Take Sixth Street and Wren Avenue, for example, which is scheduled for $275,000 in improvements.

“We all know Sixth and Wren. Most of you probably drive it quite frequently,” Lindsteadt told council earlier this week. “What are you going to do there? There’s houses on all four corners. There’s not much you can do. Where is that figure coming from?”

Lindsteadt, who served on the committee that wrote the city’s general plan a few years ago, said he never even saw the traffic master plan. If he had, he would have questioned the expensive road improvements then, he said.

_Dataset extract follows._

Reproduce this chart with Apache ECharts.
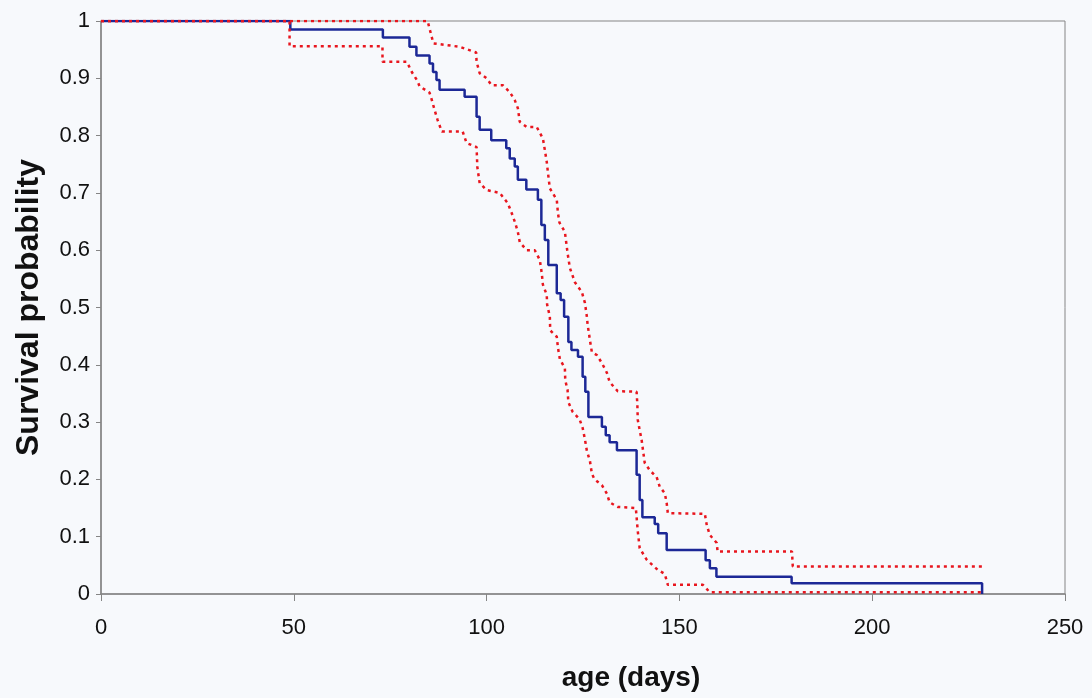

But he doesn’t see every project on the list as unwarranted.

“I agree with (City Administrator Jay Baksa) that some of those changes and improvements are needed,” he said. “But some are not, in my opinion.”

Council seems to be approaching the proposed fees with skepticism and eyes wide open for other alternatives. Lindsteadt said he has been working on ideas that are a compromise to the proposed fees, and he’ll present his thoughts to council later this month.

Councilman Bob Dillon said he doesn’t take Lindsteadt’s words of warning lightly.

“When Bill Lindsteadt talks, I listen,” Dillon said. “I’d be leaning towards giving heavy credence to anything he had to say about this. He knows what he’s doing.”

Dillon added that reassessing the traffic master plan would be difficult and time consuming. But some of the projects probably deserve a second look, he said, such as “the $10 million flyover” – referring to a proposed railroad overcrossing at Southside Drive and Monterey Street.

“Council has some real doubts about the new fees,” Dillon said. “Most likely, we’ll be doing some considerable tweaking.”

Councilman Craig Gartman said the effect the proposed traffic impact fees could have on Gilroy’s economy is “the $64,000 question” – but he doesn’t want to find out how bad it could be.

Mayor Al Pinheiro said his high hopes for industrial and commercial growth in Gilroy are peppered with a healthy dose of realism.

“We must be sensitive and realistic and look at what our projects and our standards are,” he said. “Nobody wants to spend more than they have to. But we need to be realistic that we have the funds to pay for construction.”

The city council learned Monday that it could reduce the proposed traffic impact fees by 25 percent. That conclusion came from a collaborative study done by a traffic engineer and a nexus study engineer who are examining the city’s traffic impact fees.

Council will continue its discussion this month, determining if the 25-percent decrease should be used on an interim basis until more studies are conducted and reviewed.

“Council is right in doing what they’re doing: taking their time to really look at this,” Gartman said. “Because this will have a big impact on how this city is going to grow in the future.”